First-time feature director Kim Sung-han filmed the chaotic action inside an actual F-27. He is precise also in his reconstruction of this darkest period in post-war Korea, when historic intra-peninsula tensions held everyone hostage to paranoia and mistrust.
Hot take: Based on a true incident, this is an efficiently told saga of in-flight terror that sticks the landing.
Jackpot! (M18)
106 minutes, available on Prime Video
★★★☆☆
John Cena and Awkwafina in Jackpot!.
PHOTO: PRIME VIDEO
The story: American comedienne Awkwafina stars as down-on-her-luck actress Katie Kim, who unwittingly comes into possession of a US$3.6 billion (S$4.7 million) lottery ticket. She hires John Cena’s freelance bodyguard Noel because, in the Grand Lottery of 2030 California, anyone can legally claim the winnings by killing the winner before sundown.
Hollywood director Paul Feig of Bridesmaids (2011) and the gender-reversed Ghostbusters remake (2016) puts his heroines in extreme situations. Katie, newly arrived in Los Angeles, thus finds herself running for her life over a day-long cross-city chase in the action comedy Jackpot!, while a drone alerts crazed jackpot hunters to her every location.
Awkwafina has deadpan timing, and Noel is a sweet-natured lunk protecting her for a cut of her prize money.

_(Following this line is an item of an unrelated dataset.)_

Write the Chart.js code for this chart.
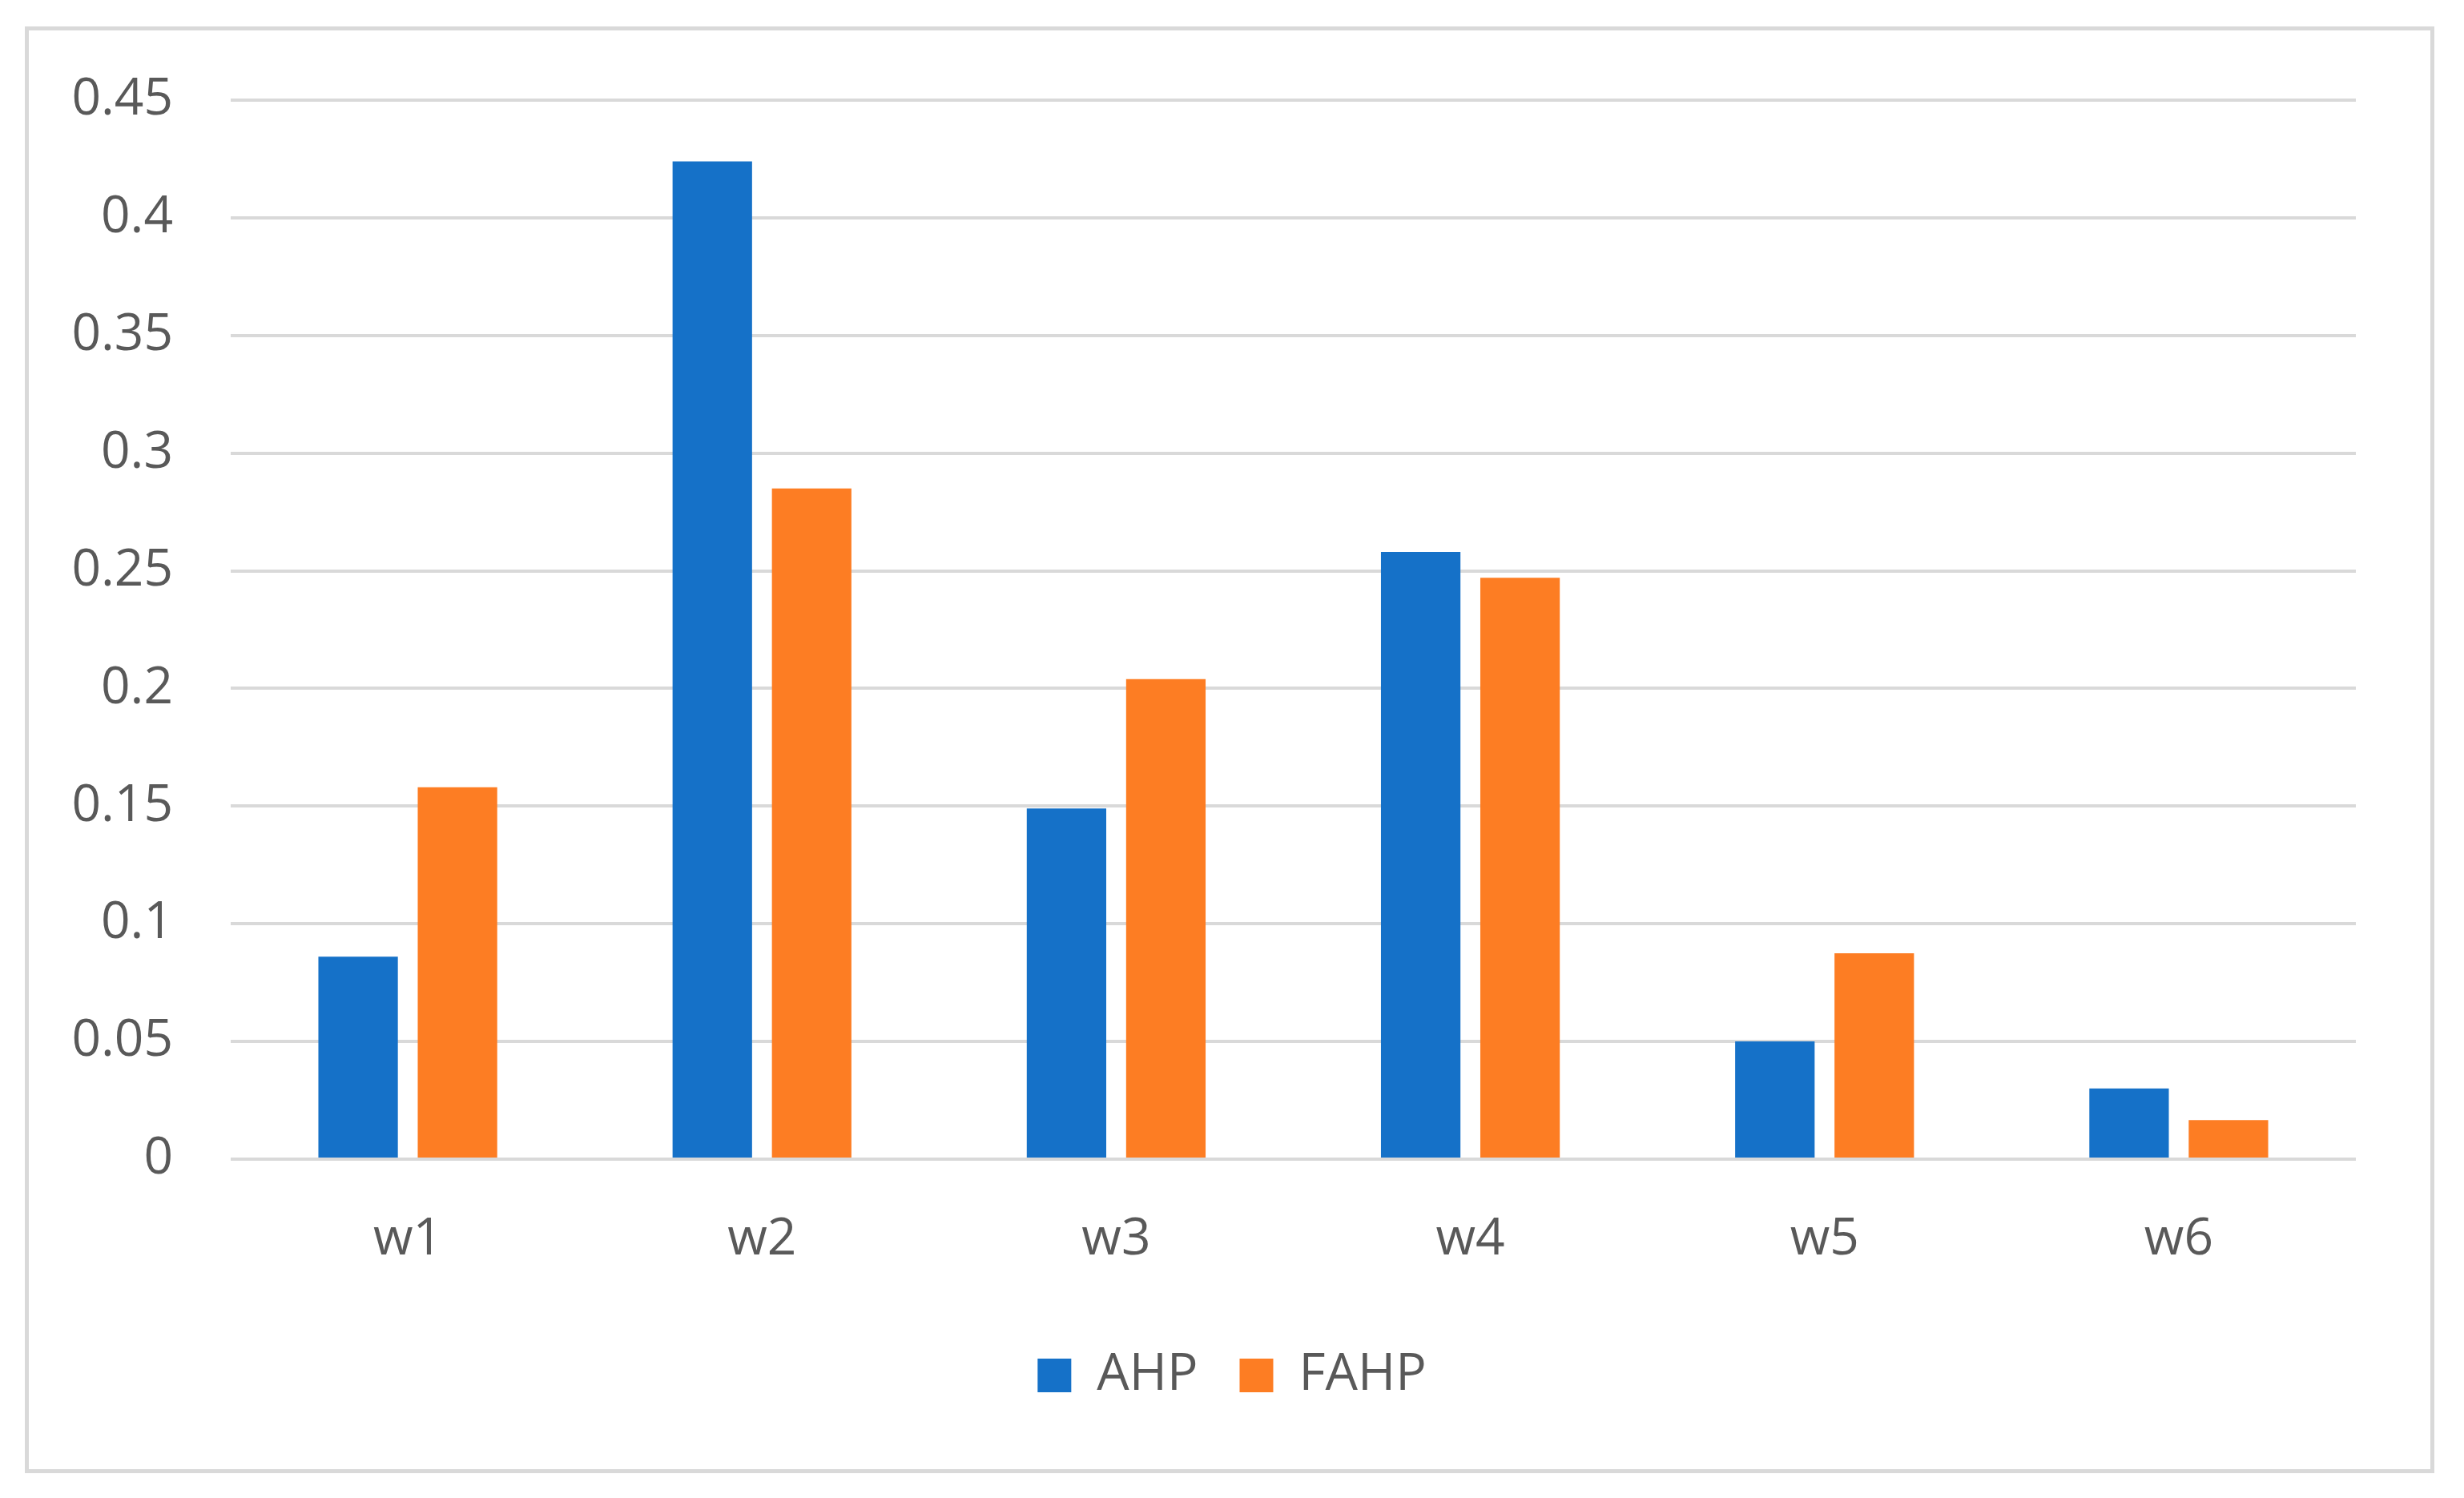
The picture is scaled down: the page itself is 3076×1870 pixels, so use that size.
<!DOCTYPE html>
<html>
<head>
<meta charset="utf-8">
<script src="https://cdn.jsdelivr.net/npm/chart.js@4/dist/chart.umd.min.js"></script>
<style>
  html, body { margin: 0; padding: 0; background: #ffffff; }
  #wrap { position: relative; width: 3076px; height: 1870px; }
  #frame { position: absolute; left: 31px; top: 33px; width: 2998px; height: 1796px; border: 5px solid #d9d9d9; }
  #chart { position: absolute; left: 0; top: 0; }
</style>
</head>
<body>
<div id="wrap">
  <div id="frame"></div>
  <canvas id="chart" width="3076" height="1870"></canvas>
</div>
<script>
// weights
var aCategories = ['w1', 'w2', 'w3', 'w4', 'w5', 'w6'];
var aAhp = [0.086, 0.424, 0.149, 0.258, 0.050, 0.030];
var aFahp = [0.158, 0.285, 0.204, 0.247, 0.0875, 0.0166];
var aSeriesNames = ['AHP', 'FAHP'];
var aTicks = [0, 0.05, 0.1, 0.15, 0.2, 0.25, 0.3, 0.35, 0.4, 0.45];

var sTextColor = '#595959';
var sGridColor = '#d9d9d9';
var oFont = { family: '"Open Sans", "Noto Sans", sans-serif', size: 64 };

Chart.defaults.font.family = oFont.family;
Chart.defaults.color = sTextColor;

var oChart = new Chart(document.getElementById('chart'), {
    type: 'bar',
    data: {
        labels: aCategories,
        datasets: [
            { label: aSeriesNames[0], data: aAhp, backgroundColor: '#1571c8' },
            { label: aSeriesNames[1], data: aFahp, backgroundColor: '#fd7d23' }
        ]
    },
    options: {
        responsive: false,
        animation: false,
        devicePixelRatio: 1,
        categoryPercentage: 0.561,
        barPercentage: 0.8,
        layout: { padding: { top: 125, right: 0, bottom: 111, left: 0 } },
        plugins: {
            tooltip: { enabled: false },
            legend: {
                position: 'bottom',
                labels: {
                    font: oFont,
                    color: sTextColor,
                    boxWidth: 42,
                    boxHeight: 42,
                    padding: 52
                }
            }
        },
        scales: {
            x: {
                grid: { display: false, drawTicks: false },
                border: { display: false },
                ticks: { font: oFont, color: sTextColor, padding: 62 },
                afterFit: function (oScale) { oScale.height = 186; }
            },
            y: {
                min: 0,
                max: 0.45,
                afterBuildTicks: function (oScale) {
                    oScale.ticks = aTicks.map(function (v) { return { value: v }; });
                },
                grid: { color: sGridColor, lineWidth: 4, drawTicks: false },
                border: { display: false },
                ticks: {
                    font: oFont,
                    color: sTextColor,
                    padding: 72,
                    callback: function (v) { return String(parseFloat(v.toFixed(2))); }
                },
                afterFit: function (oScale) { oScale.width = 288; }
            },
            // empty right margin so the legend stays centred on the page
            yRight: {
                position: 'right',
                grid: { display: false, drawTicks: false },
                border: { display: false },
                ticks: { display: false },
                afterFit: function (oScale) { oScale.width = 135; }
            }
        }
    }
});
</script>
</body>
</html>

A skeevy Simu Liu is his professional arch-rival called in for reinforcement when Noel’s bone-cracking, groin-stomping tactics – the humour is not sophisticated – prove inadequate against a mob encompassing black-belt martial artists, nice old women, the police and Katie’s psychotic Airbnb host (Ayden Mayeri).
All these slapstick side characters are at once annoying and savage as they compete to do Katie in, using axes, knives and stilettos.
Greed and self-preservation have made assassins of the citizenry four years after the government instated the lottery in response to the Great Depression of 2026.
The dystopian caper with its state-sanctioned violence is like The Purge horror anthology (2013 to 2021) played for laughs, but expect no social commentary on capitalism.
Expect nothing, in fact, from this Amazon Studios streaming title beyond fitfully diverting mindlessness.
Hot take: The leads are a likeable odd couple, however disposable their chaotic romp.